======== Entries shown ========
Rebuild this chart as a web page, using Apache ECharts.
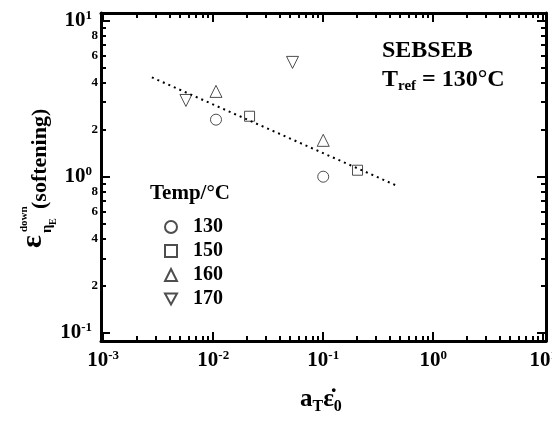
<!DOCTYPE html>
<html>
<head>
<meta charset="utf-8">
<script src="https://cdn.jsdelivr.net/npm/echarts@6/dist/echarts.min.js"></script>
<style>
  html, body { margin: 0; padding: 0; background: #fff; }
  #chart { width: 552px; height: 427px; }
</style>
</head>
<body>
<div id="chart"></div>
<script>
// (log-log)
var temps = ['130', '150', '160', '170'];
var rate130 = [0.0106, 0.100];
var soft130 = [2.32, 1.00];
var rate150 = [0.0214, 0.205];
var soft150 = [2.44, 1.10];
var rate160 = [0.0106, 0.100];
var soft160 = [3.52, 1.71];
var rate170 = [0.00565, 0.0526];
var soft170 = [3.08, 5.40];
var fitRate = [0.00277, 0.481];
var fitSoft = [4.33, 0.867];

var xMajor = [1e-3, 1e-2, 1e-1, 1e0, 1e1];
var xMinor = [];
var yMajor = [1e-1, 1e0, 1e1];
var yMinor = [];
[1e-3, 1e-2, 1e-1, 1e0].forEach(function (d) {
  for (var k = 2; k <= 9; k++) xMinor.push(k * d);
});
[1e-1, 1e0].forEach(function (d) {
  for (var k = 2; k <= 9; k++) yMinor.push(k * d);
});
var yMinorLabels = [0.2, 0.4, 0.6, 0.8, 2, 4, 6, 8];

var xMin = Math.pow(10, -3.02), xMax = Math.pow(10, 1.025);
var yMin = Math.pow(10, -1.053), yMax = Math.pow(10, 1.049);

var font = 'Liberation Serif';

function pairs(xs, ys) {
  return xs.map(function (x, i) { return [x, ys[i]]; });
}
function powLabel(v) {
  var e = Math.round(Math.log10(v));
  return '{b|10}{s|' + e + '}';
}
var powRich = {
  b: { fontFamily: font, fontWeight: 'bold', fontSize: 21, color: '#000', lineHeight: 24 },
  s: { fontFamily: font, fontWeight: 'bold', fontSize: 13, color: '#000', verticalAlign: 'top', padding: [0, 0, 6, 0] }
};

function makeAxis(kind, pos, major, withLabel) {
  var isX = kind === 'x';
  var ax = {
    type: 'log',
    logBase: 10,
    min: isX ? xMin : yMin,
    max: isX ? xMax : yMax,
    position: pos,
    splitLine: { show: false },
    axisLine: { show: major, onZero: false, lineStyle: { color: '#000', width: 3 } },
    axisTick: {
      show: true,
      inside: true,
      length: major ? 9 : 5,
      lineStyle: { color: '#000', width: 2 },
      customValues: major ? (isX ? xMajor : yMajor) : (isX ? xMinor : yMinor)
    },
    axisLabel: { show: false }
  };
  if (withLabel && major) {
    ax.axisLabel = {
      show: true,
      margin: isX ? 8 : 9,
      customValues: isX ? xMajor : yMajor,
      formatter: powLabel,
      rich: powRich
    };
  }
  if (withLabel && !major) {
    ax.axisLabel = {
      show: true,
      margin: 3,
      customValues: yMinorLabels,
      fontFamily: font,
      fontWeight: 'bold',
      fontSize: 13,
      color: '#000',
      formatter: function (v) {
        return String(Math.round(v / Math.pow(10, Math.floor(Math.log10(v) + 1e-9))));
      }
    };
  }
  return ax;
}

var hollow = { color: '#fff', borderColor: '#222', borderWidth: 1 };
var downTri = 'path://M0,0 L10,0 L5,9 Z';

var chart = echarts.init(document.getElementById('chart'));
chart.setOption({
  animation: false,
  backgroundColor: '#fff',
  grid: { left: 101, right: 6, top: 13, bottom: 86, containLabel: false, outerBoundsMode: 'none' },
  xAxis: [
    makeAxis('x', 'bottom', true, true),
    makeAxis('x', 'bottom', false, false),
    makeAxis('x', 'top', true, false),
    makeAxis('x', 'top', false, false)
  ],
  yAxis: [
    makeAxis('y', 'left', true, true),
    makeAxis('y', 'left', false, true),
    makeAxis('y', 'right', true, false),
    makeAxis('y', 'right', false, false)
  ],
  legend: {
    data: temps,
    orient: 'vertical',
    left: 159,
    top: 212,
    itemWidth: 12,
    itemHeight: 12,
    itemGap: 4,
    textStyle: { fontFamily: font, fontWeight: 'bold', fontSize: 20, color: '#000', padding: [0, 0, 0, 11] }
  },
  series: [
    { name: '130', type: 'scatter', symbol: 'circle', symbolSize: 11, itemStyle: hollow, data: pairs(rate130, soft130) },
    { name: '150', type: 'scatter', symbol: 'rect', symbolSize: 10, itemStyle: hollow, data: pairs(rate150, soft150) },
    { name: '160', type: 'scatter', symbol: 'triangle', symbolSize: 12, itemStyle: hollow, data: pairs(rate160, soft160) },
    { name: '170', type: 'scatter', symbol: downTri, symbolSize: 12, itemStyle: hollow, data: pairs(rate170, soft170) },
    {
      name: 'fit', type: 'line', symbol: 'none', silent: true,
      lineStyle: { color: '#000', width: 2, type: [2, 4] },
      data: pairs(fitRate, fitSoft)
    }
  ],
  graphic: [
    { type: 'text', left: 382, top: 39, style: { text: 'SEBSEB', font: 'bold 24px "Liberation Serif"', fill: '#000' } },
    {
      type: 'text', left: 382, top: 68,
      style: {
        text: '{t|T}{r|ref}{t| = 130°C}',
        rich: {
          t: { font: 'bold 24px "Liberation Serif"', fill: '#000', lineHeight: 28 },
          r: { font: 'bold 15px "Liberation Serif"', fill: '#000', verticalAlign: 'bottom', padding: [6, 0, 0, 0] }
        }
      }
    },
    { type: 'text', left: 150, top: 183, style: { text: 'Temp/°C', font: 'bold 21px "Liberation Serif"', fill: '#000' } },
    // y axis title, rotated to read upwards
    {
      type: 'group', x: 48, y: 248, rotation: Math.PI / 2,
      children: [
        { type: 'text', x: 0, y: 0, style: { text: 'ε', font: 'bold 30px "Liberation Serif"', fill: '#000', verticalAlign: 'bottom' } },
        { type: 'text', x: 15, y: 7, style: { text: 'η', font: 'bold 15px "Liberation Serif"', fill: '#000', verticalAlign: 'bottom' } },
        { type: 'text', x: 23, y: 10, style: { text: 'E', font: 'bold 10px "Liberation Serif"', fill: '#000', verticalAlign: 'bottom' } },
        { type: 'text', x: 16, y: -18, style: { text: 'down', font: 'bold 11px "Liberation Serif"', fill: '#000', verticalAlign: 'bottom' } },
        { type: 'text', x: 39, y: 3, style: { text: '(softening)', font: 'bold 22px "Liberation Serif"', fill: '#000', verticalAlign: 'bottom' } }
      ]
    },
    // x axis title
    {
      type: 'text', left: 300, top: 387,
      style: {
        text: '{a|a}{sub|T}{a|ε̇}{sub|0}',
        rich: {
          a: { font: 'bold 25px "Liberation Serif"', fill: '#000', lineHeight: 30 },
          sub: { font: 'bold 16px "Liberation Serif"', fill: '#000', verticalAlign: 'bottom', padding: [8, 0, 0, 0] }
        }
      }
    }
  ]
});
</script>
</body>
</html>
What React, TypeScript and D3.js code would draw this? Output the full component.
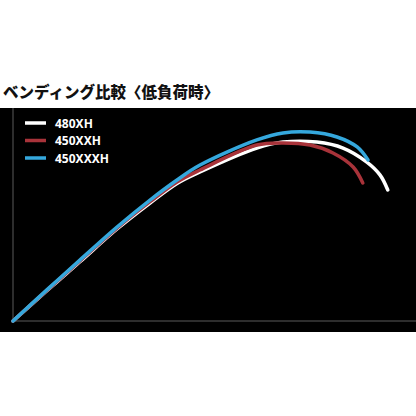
========
Exercise requirements
Repeat exactly the lines from the start of the entries down to the line with "var fitSoft = [4.33, 0.867];", keeping both ends but none of the pictures.

Completed exercise
Rebuild this chart as a web page, using Apache ECharts.
<!DOCTYPE html>
<html>
<head>
<meta charset="utf-8">
<script src="https://cdn.jsdelivr.net/npm/echarts@6/dist/echarts.min.js"></script>
<style>
  html, body { margin: 0; padding: 0; background: #fff; }
  #chart { width: 552px; height: 427px; }
</style>
</head>
<body>
<div id="chart"></div>
<script>
// (log-log)
var temps = ['130', '150', '160', '170'];
var rate130 = [0.0106, 0.100];
var soft130 = [2.32, 1.00];
var rate150 = [0.0214, 0.205];
var soft150 = [2.44, 1.10];
var rate160 = [0.0106, 0.100];
var soft160 = [3.52, 1.71];
var rate170 = [0.00565, 0.0526];
var soft170 = [3.08, 5.40];
var fitRate = [0.00277, 0.481];
var fitSoft = [4.33, 0.867];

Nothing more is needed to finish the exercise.